_WORK INSTRUCTIONS_. Repeat the material exactly from its first line to the line that includes "0.40, 0.25, 0];". Skip pictures.
-- BEGIN DATA PROVIDED --
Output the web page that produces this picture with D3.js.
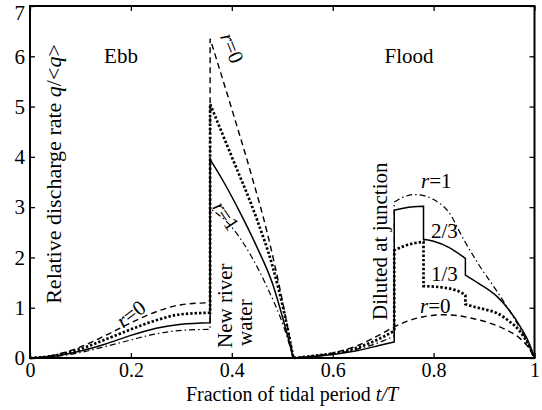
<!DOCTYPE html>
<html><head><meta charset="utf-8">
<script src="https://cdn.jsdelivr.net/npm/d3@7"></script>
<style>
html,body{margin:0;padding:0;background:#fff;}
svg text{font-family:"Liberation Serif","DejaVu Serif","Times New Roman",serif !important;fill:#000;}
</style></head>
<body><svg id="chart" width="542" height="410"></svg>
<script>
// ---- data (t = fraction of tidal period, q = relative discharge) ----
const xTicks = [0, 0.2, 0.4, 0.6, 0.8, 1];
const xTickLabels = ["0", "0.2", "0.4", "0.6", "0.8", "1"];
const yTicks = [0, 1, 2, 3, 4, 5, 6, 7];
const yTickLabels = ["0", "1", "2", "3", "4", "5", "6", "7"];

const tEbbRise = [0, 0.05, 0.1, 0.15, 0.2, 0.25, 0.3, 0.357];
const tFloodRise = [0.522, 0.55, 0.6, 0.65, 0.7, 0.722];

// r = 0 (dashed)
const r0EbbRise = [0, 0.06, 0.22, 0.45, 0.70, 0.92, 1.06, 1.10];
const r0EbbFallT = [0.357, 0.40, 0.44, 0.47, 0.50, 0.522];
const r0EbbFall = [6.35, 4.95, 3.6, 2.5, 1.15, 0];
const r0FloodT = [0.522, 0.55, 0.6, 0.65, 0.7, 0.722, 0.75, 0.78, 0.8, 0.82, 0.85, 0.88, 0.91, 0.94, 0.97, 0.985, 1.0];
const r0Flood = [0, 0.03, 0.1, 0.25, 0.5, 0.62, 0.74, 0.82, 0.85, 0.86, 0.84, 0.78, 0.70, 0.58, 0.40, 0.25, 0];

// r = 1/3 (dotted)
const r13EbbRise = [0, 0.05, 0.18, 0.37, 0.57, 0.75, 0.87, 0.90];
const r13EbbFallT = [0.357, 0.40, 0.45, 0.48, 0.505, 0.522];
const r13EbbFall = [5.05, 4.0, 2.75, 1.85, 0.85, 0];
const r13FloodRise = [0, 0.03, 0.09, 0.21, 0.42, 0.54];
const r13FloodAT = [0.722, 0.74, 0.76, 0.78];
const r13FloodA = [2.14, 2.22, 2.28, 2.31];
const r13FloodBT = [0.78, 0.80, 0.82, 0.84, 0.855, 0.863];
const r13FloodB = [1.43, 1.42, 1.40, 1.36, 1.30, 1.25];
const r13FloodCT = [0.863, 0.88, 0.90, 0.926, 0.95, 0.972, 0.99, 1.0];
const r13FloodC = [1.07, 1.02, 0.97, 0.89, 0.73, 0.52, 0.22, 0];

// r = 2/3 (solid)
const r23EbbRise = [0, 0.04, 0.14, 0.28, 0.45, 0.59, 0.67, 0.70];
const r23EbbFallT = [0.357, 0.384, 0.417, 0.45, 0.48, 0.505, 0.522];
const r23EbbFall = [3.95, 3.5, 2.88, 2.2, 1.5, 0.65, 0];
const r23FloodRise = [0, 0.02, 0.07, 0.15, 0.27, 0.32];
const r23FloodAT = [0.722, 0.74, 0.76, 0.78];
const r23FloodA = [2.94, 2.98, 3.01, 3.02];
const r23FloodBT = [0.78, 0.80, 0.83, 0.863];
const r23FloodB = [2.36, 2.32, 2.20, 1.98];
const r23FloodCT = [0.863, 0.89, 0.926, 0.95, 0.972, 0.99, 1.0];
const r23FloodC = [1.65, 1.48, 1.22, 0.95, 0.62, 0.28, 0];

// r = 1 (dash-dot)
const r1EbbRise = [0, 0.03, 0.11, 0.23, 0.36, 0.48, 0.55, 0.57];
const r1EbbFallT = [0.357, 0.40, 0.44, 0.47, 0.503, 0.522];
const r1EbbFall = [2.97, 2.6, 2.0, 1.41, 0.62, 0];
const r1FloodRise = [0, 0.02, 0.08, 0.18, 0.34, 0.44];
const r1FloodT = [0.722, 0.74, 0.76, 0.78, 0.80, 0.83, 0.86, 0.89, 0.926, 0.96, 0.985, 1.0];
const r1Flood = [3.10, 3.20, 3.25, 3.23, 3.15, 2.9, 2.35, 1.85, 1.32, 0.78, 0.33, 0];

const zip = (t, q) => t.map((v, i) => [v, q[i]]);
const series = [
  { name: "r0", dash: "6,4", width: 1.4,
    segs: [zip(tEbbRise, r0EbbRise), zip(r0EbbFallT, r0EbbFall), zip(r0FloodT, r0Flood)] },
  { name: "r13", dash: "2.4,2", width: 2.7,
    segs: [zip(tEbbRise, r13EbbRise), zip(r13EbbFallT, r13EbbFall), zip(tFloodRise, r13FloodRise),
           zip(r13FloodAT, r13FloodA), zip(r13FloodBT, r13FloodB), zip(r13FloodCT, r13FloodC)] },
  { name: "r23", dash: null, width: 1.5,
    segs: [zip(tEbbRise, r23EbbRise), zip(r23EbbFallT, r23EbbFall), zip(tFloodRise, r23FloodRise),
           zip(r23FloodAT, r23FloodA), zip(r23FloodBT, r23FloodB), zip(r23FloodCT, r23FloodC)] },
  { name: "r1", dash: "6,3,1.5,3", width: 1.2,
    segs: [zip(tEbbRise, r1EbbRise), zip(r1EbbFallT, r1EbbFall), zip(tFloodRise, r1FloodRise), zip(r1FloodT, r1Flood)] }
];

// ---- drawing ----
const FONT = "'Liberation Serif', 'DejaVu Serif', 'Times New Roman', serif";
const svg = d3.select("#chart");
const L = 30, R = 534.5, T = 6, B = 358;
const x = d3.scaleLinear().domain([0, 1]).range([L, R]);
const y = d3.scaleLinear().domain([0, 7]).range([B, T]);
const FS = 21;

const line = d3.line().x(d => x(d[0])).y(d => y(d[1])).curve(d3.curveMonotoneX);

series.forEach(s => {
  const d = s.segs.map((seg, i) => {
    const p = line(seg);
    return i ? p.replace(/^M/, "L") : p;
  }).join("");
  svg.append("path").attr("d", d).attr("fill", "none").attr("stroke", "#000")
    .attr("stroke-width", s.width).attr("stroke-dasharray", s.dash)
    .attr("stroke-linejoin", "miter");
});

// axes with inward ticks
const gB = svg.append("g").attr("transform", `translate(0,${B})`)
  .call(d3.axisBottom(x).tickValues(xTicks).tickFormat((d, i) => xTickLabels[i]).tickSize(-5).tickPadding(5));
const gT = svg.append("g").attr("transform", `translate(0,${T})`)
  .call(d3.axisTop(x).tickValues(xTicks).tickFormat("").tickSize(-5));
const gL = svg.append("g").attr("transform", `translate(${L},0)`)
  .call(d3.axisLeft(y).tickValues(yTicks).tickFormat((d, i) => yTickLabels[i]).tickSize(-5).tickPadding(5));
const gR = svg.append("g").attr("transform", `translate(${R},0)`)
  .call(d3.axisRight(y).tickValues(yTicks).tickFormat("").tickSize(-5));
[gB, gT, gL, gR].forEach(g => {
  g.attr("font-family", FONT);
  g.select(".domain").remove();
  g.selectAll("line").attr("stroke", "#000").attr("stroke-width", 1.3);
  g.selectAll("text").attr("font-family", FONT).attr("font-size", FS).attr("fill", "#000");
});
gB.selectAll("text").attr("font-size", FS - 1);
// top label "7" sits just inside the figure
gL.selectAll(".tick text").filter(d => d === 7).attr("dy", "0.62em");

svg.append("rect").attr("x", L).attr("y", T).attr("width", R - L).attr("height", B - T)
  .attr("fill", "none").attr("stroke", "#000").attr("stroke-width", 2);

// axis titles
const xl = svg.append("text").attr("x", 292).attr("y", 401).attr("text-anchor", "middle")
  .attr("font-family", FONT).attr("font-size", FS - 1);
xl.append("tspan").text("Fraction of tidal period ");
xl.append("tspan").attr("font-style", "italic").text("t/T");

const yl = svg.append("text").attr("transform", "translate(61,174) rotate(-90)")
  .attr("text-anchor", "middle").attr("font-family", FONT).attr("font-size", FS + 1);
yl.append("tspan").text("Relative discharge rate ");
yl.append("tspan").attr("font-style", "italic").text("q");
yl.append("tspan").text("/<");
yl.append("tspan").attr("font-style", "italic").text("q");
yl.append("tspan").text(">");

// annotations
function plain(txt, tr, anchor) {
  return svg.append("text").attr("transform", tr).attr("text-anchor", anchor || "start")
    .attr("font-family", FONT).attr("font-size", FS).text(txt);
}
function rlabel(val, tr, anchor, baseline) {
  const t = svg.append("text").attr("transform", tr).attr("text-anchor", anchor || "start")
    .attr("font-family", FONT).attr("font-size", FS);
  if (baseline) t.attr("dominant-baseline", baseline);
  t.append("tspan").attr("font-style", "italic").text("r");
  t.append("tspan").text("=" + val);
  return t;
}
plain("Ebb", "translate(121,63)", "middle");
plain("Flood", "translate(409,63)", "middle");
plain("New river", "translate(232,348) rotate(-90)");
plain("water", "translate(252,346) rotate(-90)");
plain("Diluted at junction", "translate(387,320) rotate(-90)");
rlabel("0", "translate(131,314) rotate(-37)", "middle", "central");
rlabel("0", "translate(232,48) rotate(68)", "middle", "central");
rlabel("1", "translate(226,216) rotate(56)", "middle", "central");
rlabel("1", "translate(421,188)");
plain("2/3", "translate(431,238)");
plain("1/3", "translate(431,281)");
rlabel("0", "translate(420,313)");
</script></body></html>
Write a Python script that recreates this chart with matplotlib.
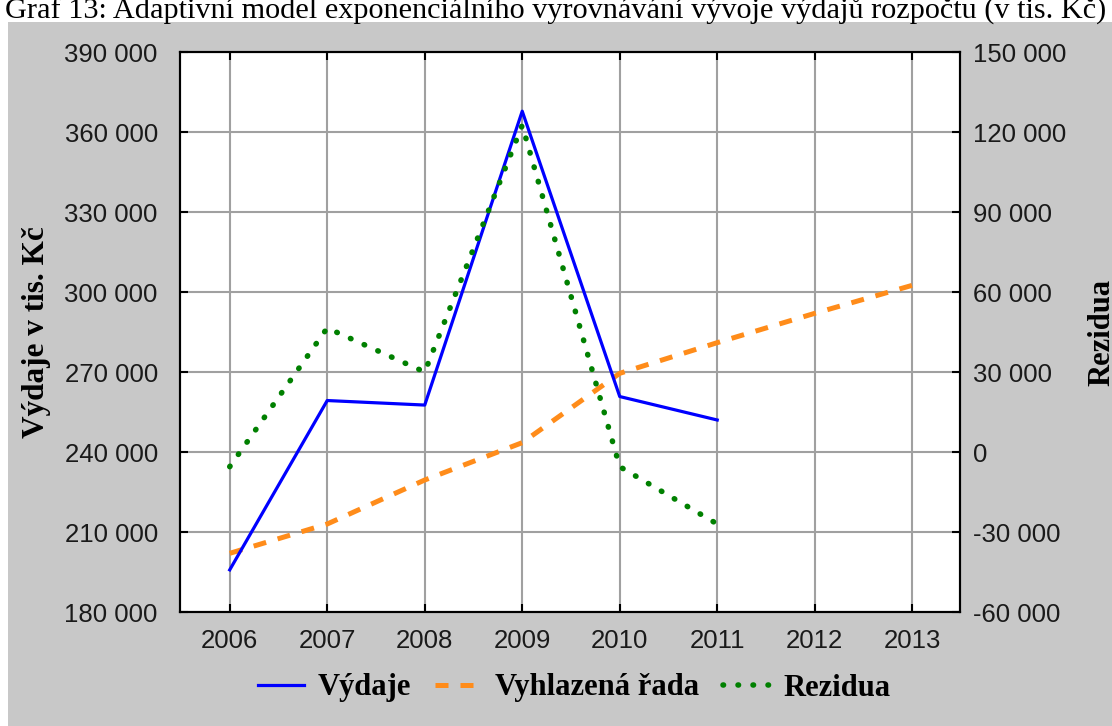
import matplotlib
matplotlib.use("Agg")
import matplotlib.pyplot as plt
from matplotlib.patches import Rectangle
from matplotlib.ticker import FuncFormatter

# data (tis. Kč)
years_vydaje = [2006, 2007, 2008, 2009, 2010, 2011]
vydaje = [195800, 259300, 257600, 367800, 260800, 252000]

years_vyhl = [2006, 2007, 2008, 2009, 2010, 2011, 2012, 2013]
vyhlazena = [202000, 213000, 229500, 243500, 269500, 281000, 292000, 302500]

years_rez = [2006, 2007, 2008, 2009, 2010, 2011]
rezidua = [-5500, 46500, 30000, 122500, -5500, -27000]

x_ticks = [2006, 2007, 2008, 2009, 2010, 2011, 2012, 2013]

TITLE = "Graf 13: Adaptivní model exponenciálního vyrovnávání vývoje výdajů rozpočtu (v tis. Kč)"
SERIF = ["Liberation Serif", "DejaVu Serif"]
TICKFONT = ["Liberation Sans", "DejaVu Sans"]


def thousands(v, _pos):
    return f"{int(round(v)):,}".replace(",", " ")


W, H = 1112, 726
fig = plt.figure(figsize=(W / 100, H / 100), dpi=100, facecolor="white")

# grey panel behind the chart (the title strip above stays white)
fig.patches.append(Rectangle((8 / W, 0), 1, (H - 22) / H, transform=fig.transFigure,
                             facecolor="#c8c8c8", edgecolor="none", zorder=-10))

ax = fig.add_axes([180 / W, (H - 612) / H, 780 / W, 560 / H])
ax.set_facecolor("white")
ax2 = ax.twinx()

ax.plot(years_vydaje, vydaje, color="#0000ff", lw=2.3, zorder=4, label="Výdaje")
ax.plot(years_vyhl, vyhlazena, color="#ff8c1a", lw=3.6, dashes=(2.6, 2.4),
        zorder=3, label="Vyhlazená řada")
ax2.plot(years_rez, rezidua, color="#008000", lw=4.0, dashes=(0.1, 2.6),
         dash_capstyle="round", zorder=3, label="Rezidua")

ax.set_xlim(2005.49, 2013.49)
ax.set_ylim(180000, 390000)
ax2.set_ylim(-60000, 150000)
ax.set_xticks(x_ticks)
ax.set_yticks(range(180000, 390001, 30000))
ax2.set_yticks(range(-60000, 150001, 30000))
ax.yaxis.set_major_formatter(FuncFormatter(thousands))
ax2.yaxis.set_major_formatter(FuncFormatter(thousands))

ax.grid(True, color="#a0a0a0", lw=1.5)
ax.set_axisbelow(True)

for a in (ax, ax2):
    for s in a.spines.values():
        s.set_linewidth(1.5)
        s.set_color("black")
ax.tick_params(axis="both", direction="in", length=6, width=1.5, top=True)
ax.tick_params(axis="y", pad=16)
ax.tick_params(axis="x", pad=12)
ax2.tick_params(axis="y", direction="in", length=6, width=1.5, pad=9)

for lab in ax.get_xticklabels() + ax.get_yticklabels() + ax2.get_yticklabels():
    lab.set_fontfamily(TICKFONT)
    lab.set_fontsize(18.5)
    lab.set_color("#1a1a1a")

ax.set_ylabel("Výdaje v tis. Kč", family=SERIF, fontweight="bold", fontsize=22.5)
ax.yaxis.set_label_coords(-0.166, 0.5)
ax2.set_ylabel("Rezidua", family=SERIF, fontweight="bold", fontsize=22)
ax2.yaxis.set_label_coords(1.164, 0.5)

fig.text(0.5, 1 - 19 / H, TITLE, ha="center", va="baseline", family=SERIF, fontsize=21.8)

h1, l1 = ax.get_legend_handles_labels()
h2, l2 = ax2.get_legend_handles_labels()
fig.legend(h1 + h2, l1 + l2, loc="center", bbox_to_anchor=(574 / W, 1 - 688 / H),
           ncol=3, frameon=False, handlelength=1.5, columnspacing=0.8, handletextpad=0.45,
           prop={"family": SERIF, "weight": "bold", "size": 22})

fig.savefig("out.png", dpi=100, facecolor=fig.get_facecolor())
-- END DATA PROVIDED --
_FINAL ANSWER_.
Output the web page that produces this picture with D3.js.
<!DOCTYPE html>
<html><head><meta charset="utf-8">
<script src="https://cdn.jsdelivr.net/npm/d3@7"></script>
<style>
html,body{margin:0;padding:0;background:#fff;}
svg text{font-family:"Liberation Serif","DejaVu Serif","Times New Roman",serif !important;fill:#000;}
</style></head>
<body><svg id="chart" width="542" height="410"></svg>
<script>
// ---- data (t = fraction of tidal period, q = relative discharge) ----
const xTicks = [0, 0.2, 0.4, 0.6, 0.8, 1];
const xTickLabels = ["0", "0.2", "0.4", "0.6", "0.8", "1"];
const yTicks = [0, 1, 2, 3, 4, 5, 6, 7];
const yTickLabels = ["0", "1", "2", "3", "4", "5", "6", "7"];

const tEbbRise = [0, 0.05, 0.1, 0.15, 0.2, 0.25, 0.3, 0.357];
const tFloodRise = [0.522, 0.55, 0.6, 0.65, 0.7, 0.722];

// r = 0 (dashed)
const r0EbbRise = [0, 0.06, 0.22, 0.45, 0.70, 0.92, 1.06, 1.10];
const r0EbbFallT = [0.357, 0.40, 0.44, 0.47, 0.50, 0.522];
const r0EbbFall = [6.35, 4.95, 3.6, 2.5, 1.15, 0];
const r0FloodT = [0.522, 0.55, 0.6, 0.65, 0.7, 0.722, 0.75, 0.78, 0.8, 0.82, 0.85, 0.88, 0.91, 0.94, 0.97, 0.985, 1.0];
const r0Flood = [0, 0.03, 0.1, 0.25, 0.5, 0.62, 0.74, 0.82, 0.85, 0.86, 0.84, 0.78, 0.70, 0.58, 0.40, 0.25, 0];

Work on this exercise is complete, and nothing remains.